In his 13 years at the helm of Cross Atlantic Capital Partners Donald Caldwell has fended off Y2k, multiple recessions and, lately, he’s taken on Facebook.
The early stage technology investment firm has wins like GAIN Capital, which brought a 20 to 1 return when it went public earlier this year, to its name.
Part of the long-reaching family tree of ex-Safeguard Scientifics employees, Caldwell founded the firm in 1999 to invest in deals in the United States and Ireland with offices in Radnor and Dublin. However, with its next fund, Cross Atlantic is having a change of heart.
“Increasingly our focus has been on America, the Irish economy has fallen upon such hard times,” said Caldwell.
In addition to pivoting the fund, Caldwell and the firm are locked in a legal battle with Facebook over a patent they hold for a “System for Creating a Community for Users with Common Interests to Interact In.”
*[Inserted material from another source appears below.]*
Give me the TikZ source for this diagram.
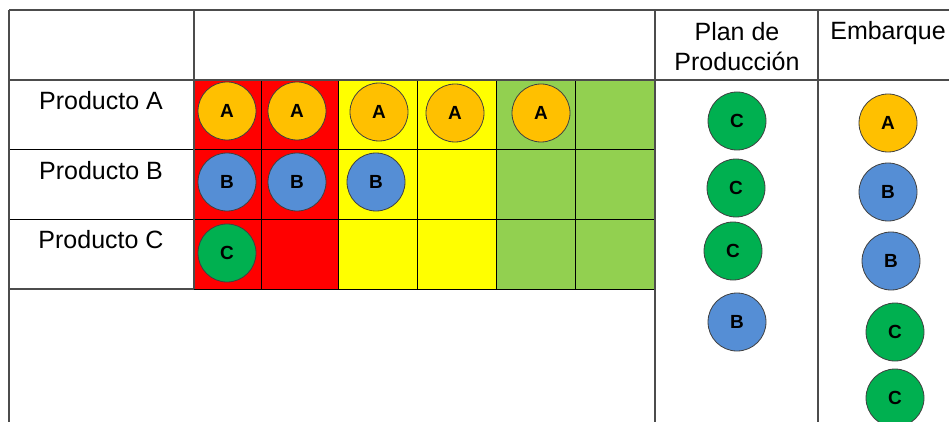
\documentclass[tikz,border=0pt]{standalone}
\usepackage{fontspec}
\setmainfont{Liberation Sans}
\usepackage{xcolor}
\usetikzlibrary{positioning}
\definecolor{cellred}{HTML}{FF0000}
\definecolor{cellyellow}{HTML}{FFFF00}
\definecolor{cellgreen}{HTML}{92D050}
\definecolor{unitA}{HTML}{FFC000}
\definecolor{unitB}{HTML}{558ED5}
\definecolor{unitC}{HTML}{00B050}
\colorlet{tableline}{black!70}
\tikzset{
  table line/.style={tableline,line width=1.3pt},
  cell line/.style={black,line width=1pt},
  unit/.style={circle,draw=black!75,line width=0.8pt,minimum size=58pt,inner sep=0pt,
    font=\fontsize{19}{19}\selectfont\bfseries},
  unit A/.style={unit,fill=unitA},
  unit B/.style={unit,fill=unitB},
  unit C/.style={unit,fill=unitC},
  head/.style={font=\fontsize{25}{30}\selectfont,align=center,inner sep=0pt},
  row label/.style={font=\fontsize{25}{30}\selectfont,anchor=base,inner sep=0pt}
}

\begin{document}
\begin{tikzpicture}[x=1pt,y=-1pt]
  \useasboundingbox (0,0) rectangle (949,422);

  % Colour bands
  \fill[cellred] (194,80) rectangle (338,289);
  \fill[cellyellow] (338,80) rectangle (496,289);
  \fill[cellgreen] (496,80) rectangle (655,289);

  % Cell grid
  \foreach \x in {261,338,417,496,575}
    \draw[cell line] (\x,80) -- (\x,289);
  \foreach \y in {150,219}
    \draw[cell line] (9,\y) -- (655,\y);
  \draw[cell line] (194,289) -- (655,289);

  % Table frame
  \draw[table line] (9,10) -- (949,10);
  \draw[table line] (9,80) -- (949,80);
  \draw[table line] (9,289) -- (194,289);
  \draw[table line] (9,10) -- (9,422);
  \draw[table line] (194,10) -- (194,289);
  \draw[table line] (655,10) -- (655,422);
  \draw[table line] (818,10) -- (818,422);

  % Headers
  \node[head] (plan) at (737,47) {Plan de\\Producción};
  \node[head,anchor=base] (emb) at (888,40) {Embarque};

  % Row labels
  \node[row label] (prodA) at (101,110) {Producto A};
  \node[row label] (prodB) at (101,179) {Producto B};
  \node[row label] (prodC) at (101,248) {Producto C};

  % Producto A
  \node[unit A] (a1) at (227,111) {A};
  \node[unit A] (a2) at (297,111) {A};
  \node[unit A] (a3) at (379,112) {A};
  \node[unit A] (a4) at (455,113) {A};
  \node[unit A] (a5) at (541,113) {A};

  % Producto B
  \node[unit B] (b1) at (227,182) {B};
  \node[unit B] (b2) at (297,182) {B};
  \node[unit B] (b3) at (376,182) {B};

  % Producto C
  \node[unit C] (c1) at (227,253) {C};

  % Plan de Produccion
  \node[unit C] (plan1) at (737,121) {C};
  \node[unit C] (plan2) at (736,188) {C};
  \node[unit C] (plan3) at (733,251) {C};
  \node[unit B] (plan4) at (737,322) {B};

  % Embarque
  \node[unit A] (emb1) at (888,123) {A};
  \node[unit B] (emb2) at (888,192) {B};
  \node[unit B] (emb3) at (891,261) {B};
  \node[unit C] (emb4) at (895,332) {C};
  \node[unit C] (emb5) at (895,398) {C};

\end{tikzpicture}
\end{document}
After Cross Atlantic’s recent investment in the Bay Area’s Rootstock Software, we sat down with Caldwell to discuss his investment philosophy, battling two recessions and getting “Amazoned.”
What kind of companies do you typically invest it?
The focus is early-stage technology. We define “early-stage” as some revenue, enough to prove that company can deliver. One of our most successful companies was Kanbay, which was one of the first companies to perfect multi-shore development, which everybody does now.
Cross Atlantic has been around since 1999, so you’ve seen a few boom and busts. What has been the difference in the 12 years since you started?
In the 90s, the economy was booming and so was the technology. We were racing the Y2K problem then. Developer services, IT consulting services and anything related was just off the charts. We survived the cycle but when we got to 2001. Back then everyone was worried about being “Amazoned.”
Now we have been distinguished by an incredible recession. A couple of bright days along the way but it has been an entirely different decade.
And you mentioned the Irish economy didn’t help either.
They were one of the biggest victims of the crash. That’s why our new fund with be U.S.-led and not “Cross Atlantic.”
Your firm deals in lots of different cities. What makes Philadelphia unique compared to the other markets you’re in?
It’s always easier to invest in your own backyard. It’s easier to know the people and check them out if you don’t. It’s also easier to stay on top of a company. Some of our biggest success have actually been in Chicago. What’s in common with our two areas is that there is not as much venture capital, so there’s not as much competition for a venture capital firm.
We noticed you have a pending lawsuit with Facebook. Is that still going on?
Yes. We don’t consider ourselves in the litigation business but if you have an asset you have to make use of it. We think we own a valuable patent and it’s not being recognized and we have to do our best to defend it. It has a court date for the end of the year.
What’s the ideal outcome?
They recognize the validity of our patent and we’re compensated for the use of the patent.
What exactly is the patent?
Basically, the creation of online communities and communication within that community.